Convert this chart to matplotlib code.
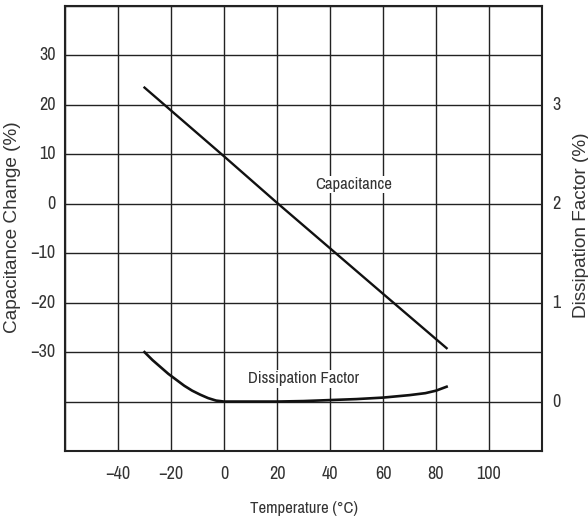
import matplotlib
matplotlib.use("Agg")
import matplotlib.pyplot as plt

# capacitance change (%) vs temperature
cap_temp = [-30, 0, 20, 60, 84]
cap_change = [23.5, 9.6, 0.2, -18.2, -29.2]

# dissipation factor (%) vs temperature
df_temp = [-30, -27, -24, -21, -18, -15, -12, -9, -6, -3, 0, 10, 20, 30,
           40, 50, 60, 70, 76, 80, 84]
df_value = [0.5, 0.42, 0.35, 0.28, 0.22, 0.16, 0.11, 0.07, 0.035, 0.01, 0.0,
            0.0, 0.0, 0.005, 0.015, 0.025, 0.04, 0.065, 0.085, 0.11, 0.15]

x_ticks = [-40, -20, 0, 20, 40, 60, 80, 100]
left_ticks = [-30, -20, -10, 0, 10, 20, 30]
right_ticks = [0, 1, 2, 3]

narrow = ["Archivo Narrow", "Liberation Sans", "DejaVu Sans"]
regular = ["Liberation Sans", "DejaVu Sans"]
txt = "#333333"

fig = plt.figure(figsize=(5.88, 5.23), dpi=100)
ax = fig.add_axes([65 / 588, 1 - 451 / 523, 477 / 588, 445 / 523])

ax.set_xlim(-60, 120)
ax.set_ylim(-50, 40)
ax.set_xticks(range(-60, 121, 20))
ax.set_yticks(range(-50, 41, 10))
ax.grid(True, color="#222222", linewidth=1.0)
ax.tick_params(length=0, labelleft=False, labelbottom=False)
for s in ax.spines.values():
    s.set_linewidth(1.5)
    s.set_color("#222222")

ax.plot(cap_temp, cap_change, color="#111111", linewidth=1.7)

ax2 = ax.twinx()
ax2.set_ylim(-0.5, 4)
ax2.set_yticks([])
ax2.plot(df_temp, df_value, color="#111111", linewidth=1.9)
for s in ax2.spines.values():
    s.set_visible(False)

# tick labels drawn as text so grid lines stay everywhere
for t in x_ticks:
    ax.text(t, -53, str(t).replace("-", "\u2212"), ha="center", va="top",
            fontsize=13, family=narrow, color=txt, clip_on=False)
for v in left_ticks:
    ax.text(-63.5, v, str(v).replace("-", "\u2212"), ha="right", va="center",
            fontsize=13, family=narrow, color=txt, clip_on=False)
for v in right_ticks:
    ax2.text(124, v, str(v), ha="left", va="center",
             fontsize=13, family=narrow, color=txt, clip_on=False)

ax.text(48.8, 3.9, "Capacitance", ha="center", va="center", fontsize=12,
        family=narrow, color=txt,
        bbox=dict(facecolor="white", edgecolor="none", pad=1))
ax.text(30.1, -35.4, "Dissipation Factor", ha="center", va="center",
        fontsize=12, family=narrow, color=txt,
        bbox=dict(facecolor="white", edgecolor="none", pad=1))

fig.text(13 / 588, 1 - 227 / 523, "Capacitance Change (%)", rotation=90,
         ha="center", va="center", fontsize=13.7, family=regular, color=txt)
fig.text(581 / 588, 1 - 225 / 523, "Dissipation Factor (%)", rotation=90,
         ha="center", va="center", fontsize=13.7, family=regular, color=txt)
fig.text(304 / 588, 1 - 508 / 523, "Temperature (\u00b0C)", ha="center",
         va="center", fontsize=12, family=narrow, color=txt)

fig.savefig("out.png", dpi=100)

▶ GIVEN TASK
The listing above must be printed again exactly, minus its pictures.

▶ FINISHED TASK
Convert this chart to matplotlib code.
import matplotlib
matplotlib.use("Agg")
import matplotlib.pyplot as plt

# capacitance change (%) vs temperature
cap_temp = [-30, 0, 20, 60, 84]
cap_change = [23.5, 9.6, 0.2, -18.2, -29.2]

# dissipation factor (%) vs temperature
df_temp = [-30, -27, -24, -21, -18, -15, -12, -9, -6, -3, 0, 10, 20, 30,
           40, 50, 60, 70, 76, 80, 84]
df_value = [0.5, 0.42, 0.35, 0.28, 0.22, 0.16, 0.11, 0.07, 0.035, 0.01, 0.0,
            0.0, 0.0, 0.005, 0.015, 0.025, 0.04, 0.065, 0.085, 0.11, 0.15]

x_ticks = [-40, -20, 0, 20, 40, 60, 80, 100]
left_ticks = [-30, -20, -10, 0, 10, 20, 30]
right_ticks = [0, 1, 2, 3]

narrow = ["Archivo Narrow", "Liberation Sans", "DejaVu Sans"]
regular = ["Liberation Sans", "DejaVu Sans"]
txt = "#333333"

fig = plt.figure(figsize=(5.88, 5.23), dpi=100)
ax = fig.add_axes([65 / 588, 1 - 451 / 523, 477 / 588, 445 / 523])

ax.set_xlim(-60, 120)
ax.set_ylim(-50, 40)
ax.set_xticks(range(-60, 121, 20))
ax.set_yticks(range(-50, 41, 10))
ax.grid(True, color="#222222", linewidth=1.0)
ax.tick_params(length=0, labelleft=False, labelbottom=False)
for s in ax.spines.values():
    s.set_linewidth(1.5)
    s.set_color("#222222")

ax.plot(cap_temp, cap_change, color="#111111", linewidth=1.7)

ax2 = ax.twinx()
ax2.set_ylim(-0.5, 4)
ax2.set_yticks([])
ax2.plot(df_temp, df_value, color="#111111", linewidth=1.9)
for s in ax2.spines.values():
    s.set_visible(False)

# tick labels drawn as text so grid lines stay everywhere
for t in x_ticks:
    ax.text(t, -53, str(t).replace("-", "\u2212"), ha="center", va="top",
            fontsize=13, family=narrow, color=txt, clip_on=False)
for v in left_ticks:
    ax.text(-63.5, v, str(v).replace("-", "\u2212"), ha="right", va="center",
            fontsize=13, family=narrow, color=txt, clip_on=False)
for v in right_ticks:
    ax2.text(124, v, str(v), ha="left", va="center",
             fontsize=13, family=narrow, color=txt, clip_on=False)

ax.text(48.8, 3.9, "Capacitance", ha="center", va="center", fontsize=12,
        family=narrow, color=txt,
        bbox=dict(facecolor="white", edgecolor="none", pad=1))
ax.text(30.1, -35.4, "Dissipation Factor", ha="center", va="center",
        fontsize=12, family=narrow, color=txt,
        bbox=dict(facecolor="white", edgecolor="none", pad=1))

fig.text(13 / 588, 1 - 227 / 523, "Capacitance Change (%)", rotation=90,
         ha="center", va="center", fontsize=13.7, family=regular, color=txt)
fig.text(581 / 588, 1 - 225 / 523, "Dissipation Factor (%)", rotation=90,
         ha="center", va="center", fontsize=13.7, family=regular, color=txt)
fig.text(304 / 588, 1 - 508 / 523, "Temperature (\u00b0C)", ha="center",
         va="center", fontsize=12, family=narrow, color=txt)

fig.savefig("out.png", dpi=100)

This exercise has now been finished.